start

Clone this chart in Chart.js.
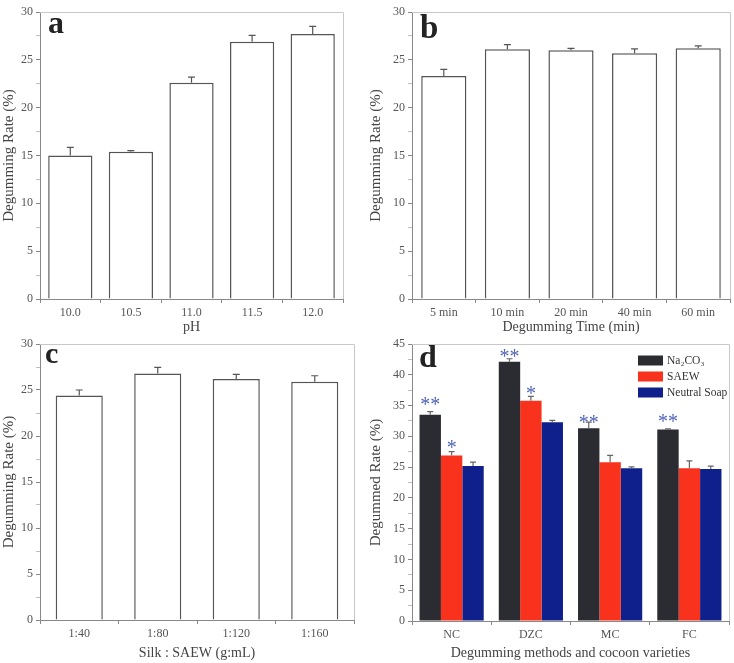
<!DOCTYPE html>
<html>
<head>
<meta charset="utf-8">
<script src="https://cdn.jsdelivr.net/npm/chart.js@4.4.1/dist/chart.umd.min.js"></script>
<style>
  body { margin: 0; background: #fff; width: 734px; height: 663px; position: relative; overflow: hidden; }
  canvas { position: absolute; }
</style>
</head>
<body>
<canvas id="chartA" width="367" height="340" style="left:0;top:0"></canvas>
<canvas id="chartB" width="367" height="340" style="left:367px;top:0"></canvas>
<canvas id="chartC" width="367" height="332" style="left:0;top:330px"></canvas>
<canvas id="chartD" width="367" height="332" style="left:367px;top:330px"></canvas>
<script>
// a: pH
const phLabels = ['10.0', '10.5', '11.0', '11.5', '12.0'];
const phRate = [15.0, 15.4, 22.6, 26.9, 27.7];
const phErr = [0.85, 0.1, 0.6, 0.65, 0.8];
// b: degumming time
const timeLabels = ['5 min', '10 min', '20 min', '40 min', '60 min'];
const timeRate = [23.3, 26.1, 26.0, 25.7, 26.2];
const timeErr = [0.7, 0.5, 0.2, 0.45, 0.25];
// c: silk : SAEW ratio
const ratioLabels = ['1:40', '1:80', '1:120', '1:160'];
const ratioRate = [24.4, 26.8, 26.2, 25.9];
const ratioErr = [0.6, 0.65, 0.5, 0.65];
// d: methods x cocoon varieties
const cocoonLabels = ['NC', 'DZC', 'MC', 'FC'];
const na2co3Rate = [33.5, 42.1, 31.3, 31.1];
const na2co3Err = [0.5, 0.5, 1.0, 0.1];
const saewRate = [26.9, 35.8, 25.8, 24.8];
const saewErr = [0.6, 0.7, 1.1, 1.2];
const soapRate = [25.2, 32.3, 24.8, 24.7];
const soapErr = [0.6, 0.3, 0.25, 0.45];
const na2co3Sig = ['**', '**', '**', '**'];
const na2co3SigAt = [35.5, 43.3, 32.65, 32.75];
const saewSig = ['*', '*', '', ''];
const saewSigAt = [28.6, 37.4, null, null];

Chart.defaults.font.family = '"Liberation Serif", "Times New Roman", serif';
Chart.defaults.color = '#444';

const framePlugin = {
  id: 'frame',
  afterDraw(chart) {
    const { ctx, chartArea: a } = chart;
    ctx.save();
    ctx.strokeStyle = '#c8c8c8';
    ctx.lineWidth = 1;
    ctx.beginPath();
    ctx.moveTo(a.left, a.top + 0.5);
    ctx.lineTo(a.right + 0.5, a.top + 0.5);
    ctx.lineTo(a.right + 0.5, a.bottom);
    ctx.stroke();
    ctx.restore();
  }
};

const errorBarPlugin = {
  id: 'errorBars',
  afterDatasetsDraw(chart, args, opts) {
    const { ctx } = chart;
    const y = chart.scales.y;
    ctx.save();
    ctx.strokeStyle = opts.color || '#555';
    ctx.lineWidth = 1.2;
    chart.data.datasets.forEach((ds, i) => {
      if (!ds.errors) return;
      chart.getDatasetMeta(i).data.forEach((bar, j) => {
        const top = y.getPixelForValue(ds.data[j]);
        const end = y.getPixelForValue(ds.data[j] + ds.errors[j]);
        const half = (opts.cap || 6) / 2;
        ctx.beginPath();
        ctx.moveTo(bar.x, top);
        ctx.lineTo(bar.x, end);
        ctx.moveTo(bar.x - half, end);
        ctx.lineTo(bar.x + half, end);
        ctx.stroke();
      });
    });
    ctx.restore();
  }
};

const sigPlugin = {
  id: 'sigMarks',
  afterDatasetsDraw(chart) {
    const { ctx } = chart;
    const y = chart.scales.y;
    ctx.save();
    ctx.fillStyle = '#5065b5';
    ctx.font = '20px "Liberation Serif", serif';
    ctx.textAlign = 'center';
    ctx.textBaseline = 'alphabetic';
    chart.data.datasets.forEach((ds, i) => {
      if (!ds.sig) return;
      chart.getDatasetMeta(i).data.forEach((bar, j) => {
        if (!ds.sig[j]) return;
        ctx.fillText(ds.sig[j], bar.x, y.getPixelForValue(ds.sigAt[j]) + 9);
      });
    });
    ctx.restore();
  }
};

const panelLabelPlugin = {
  id: 'panelLabel',
  afterDraw(chart, args, opts) {
    if (!opts.text) return;
    const { ctx, chartArea: a } = chart;
    ctx.save();
    ctx.fillStyle = '#222';
    ctx.font = 'bold ' + opts.size + 'px "Liberation Serif", serif';
    ctx.textBaseline = 'alphabetic';
    ctx.fillText(opts.text, a.left + opts.dx, a.top + opts.dy);
    ctx.restore();
  }
};

const boxLegendPlugin = {
  id: 'boxLegend',
  afterDraw(chart, args, opts) {
    if (!opts.show) return;
    const { ctx, chartArea: a } = chart;
    ctx.save();
    ctx.font = '11.5px "Liberation Serif", serif';
    ctx.textBaseline = 'middle';
    chart.data.datasets.forEach((ds, i) => {
      const cy = a.top + 16.5 + i * 16;
      const x = a.right - 91;
      ctx.fillStyle = ds.backgroundColor;
      ctx.fillRect(x, cy - 5, 25, 10);
      ctx.fillStyle = '#333';
      ctx.fillText(ds.label, x + 29, cy);
    });
    ctx.restore();
  }
};

function makeScales(yMax, yTitle, xTitle, yWidth, xHeight, titlePadBottom) {
  return {
    x: {
      grid: { drawOnChartArea: false, offset: true, tickLength: 4, color: '#888' },
      border: { color: '#888' },
      ticks: { font: { size: 12 }, color: '#555', padding: 3 },
      title: { display: true, text: xTitle, font: { size: 14 }, color: '#444', padding: { top: 0, bottom: titlePadBottom } },
      afterFit: s => { s.height = xHeight; }
    },
    y: {
      min: 0, max: yMax,
      grid: {
        drawOnChartArea: false, tickLength: 4,
        color: c => (c.tick && c.tick.value % 5 === 0) ? '#888' : '#bbb'
      },
      border: { color: '#888' },
      ticks: {
        stepSize: 2.5, autoSkip: false, font: { size: 12 }, color: '#555', padding: 3,
        callback: v => (v % 5 === 0 ? v : '')
      },
      title: { display: true, text: yTitle, font: { size: 15 }, color: '#444', padding: { top: 0, bottom: 0 } },
      afterFit: s => { s.width = yWidth; }
    }
  };
}

function whiteBars(id, labels, values, errs, cfg) {
  new Chart(document.getElementById(id), {
    type: 'bar',
    data: {
      labels: labels,
      datasets: [{
        data: values,
        errors: errs,
        backgroundColor: '#fff',
        borderColor: '#555',
        borderWidth: 1.5,
        categoryPercentage: 1,
        barPercentage: cfg.barPct
      }]
    },
    options: {
      responsive: false,
      animation: false,
      layout: { padding: { top: cfg.padTop, right: cfg.padRight, left: 0, bottom: 0 } },
      scales: makeScales(30, 'Degumming Rate (%)', cfg.xTitle, cfg.yWidth, cfg.xHeight, cfg.titlePad),
      plugins: {
        legend: { display: false },
        tooltip: { enabled: false },
        errorBars: { color: '#555', cap: 7 },
        panelLabel: cfg.label
      }
    },
    plugins: [framePlugin, errorBarPlugin, panelLabelPlugin]
  });
}

whiteBars('chartA', phLabels, phRate, phErr, {
  barPct: 0.73, padTop: 12, padRight: 24, yWidth: 40, xHeight: 41, titlePad: 4, xTitle: 'pH',
  label: { text: 'a', size: 32, dx: 8, dy: 21 }
});
whiteBars('chartB', timeLabels, timeRate, timeErr, {
  barPct: 0.71, padTop: 12, padRight: 4, yWidth: 45, xHeight: 41, titlePad: 4, xTitle: 'Degumming Time (min)',
  label: { text: 'b', size: 33, dx: 8, dy: 26 }
});
whiteBars('chartC', ratioLabels, ratioRate, ratioErr, {
  barPct: 0.6, padTop: 14, padRight: 13, yWidth: 40, xHeight: 42, titlePad: 0, xTitle: 'Silk : SAEW (g:mL)',
  label: { text: 'c', size: 30, dx: 5, dy: 19 }
});

new Chart(document.getElementById('chartD'), {
  type: 'bar',
  data: {
    labels: cocoonLabels,
    datasets: [
      { label: 'Na\u2082CO\u2083', data: na2co3Rate, errors: na2co3Err, sig: na2co3Sig, sigAt: na2co3SigAt,
        backgroundColor: '#2b2c31', categoryPercentage: 0.81, barPercentage: 1 },
      { label: 'SAEW', data: saewRate, errors: saewErr, sig: saewSig, sigAt: saewSigAt,
        backgroundColor: '#f8321c', categoryPercentage: 0.81, barPercentage: 1 },
      { label: 'Neutral Soap', data: soapRate, errors: soapErr,
        backgroundColor: '#0f1f8c', categoryPercentage: 0.81, barPercentage: 1 }
    ]
  },
  options: {
    responsive: false,
    animation: false,
    layout: { padding: { top: 14, right: 5, left: 0, bottom: 0 } },
    scales: makeScales(45, 'Degummed Rate (%)', 'Degumming methods and cocoon varieties', 45, 41, 0),
    plugins: {
      legend: { display: false },
      tooltip: { enabled: false },
      errorBars: { color: '#666', cap: 6 },
      panelLabel: { text: 'd', size: 32, dx: 7, dy: 23 },
      boxLegend: { show: true }
    }
  },
  plugins: [framePlugin, errorBarPlugin, sigPlugin, panelLabelPlugin, boxLegendPlugin]
});
</script>
</body>
</html>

end

## Instructions for the task:
Skip the pictures and restate exactly the lines from the beginning of the listing to the line with "Chart.defaults.color = '#444';", that line included.

## Solution to this problem:
Clone this chart in Chart.js.
<!DOCTYPE html>
<html>
<head>
<meta charset="utf-8">
<script src="https://cdn.jsdelivr.net/npm/chart.js@4.4.1/dist/chart.umd.min.js"></script>
<style>
  body { margin: 0; background: #fff; width: 734px; height: 663px; position: relative; overflow: hidden; }
  canvas { position: absolute; }
</style>
</head>
<body>
<canvas id="chartA" width="367" height="340" style="left:0;top:0"></canvas>
<canvas id="chartB" width="367" height="340" style="left:367px;top:0"></canvas>
<canvas id="chartC" width="367" height="332" style="left:0;top:330px"></canvas>
<canvas id="chartD" width="367" height="332" style="left:367px;top:330px"></canvas>
<script>
// a: pH
const phLabels = ['10.0', '10.5', '11.0', '11.5', '12.0'];
const phRate = [15.0, 15.4, 22.6, 26.9, 27.7];
const phErr = [0.85, 0.1, 0.6, 0.65, 0.8];
// b: degumming time
const timeLabels = ['5 min', '10 min', '20 min', '40 min', '60 min'];
const timeRate = [23.3, 26.1, 26.0, 25.7, 26.2];
const timeErr = [0.7, 0.5, 0.2, 0.45, 0.25];
// c: silk : SAEW ratio
const ratioLabels = ['1:40', '1:80', '1:120', '1:160'];
const ratioRate = [24.4, 26.8, 26.2, 25.9];
const ratioErr = [0.6, 0.65, 0.5, 0.65];
// d: methods x cocoon varieties
const cocoonLabels = ['NC', 'DZC', 'MC', 'FC'];
const na2co3Rate = [33.5, 42.1, 31.3, 31.1];
const na2co3Err = [0.5, 0.5, 1.0, 0.1];
const saewRate = [26.9, 35.8, 25.8, 24.8];
const saewErr = [0.6, 0.7, 1.1, 1.2];
const soapRate = [25.2, 32.3, 24.8, 24.7];
const soapErr = [0.6, 0.3, 0.25, 0.45];
const na2co3Sig = ['**', '**', '**', '**'];
const na2co3SigAt = [35.5, 43.3, 32.65, 32.75];
const saewSig = ['*', '*', '', ''];
const saewSigAt = [28.6, 37.4, null, null];

Chart.defaults.font.family = '"Liberation Serif", "Times New Roman", serif';
Chart.defaults.color = '#444';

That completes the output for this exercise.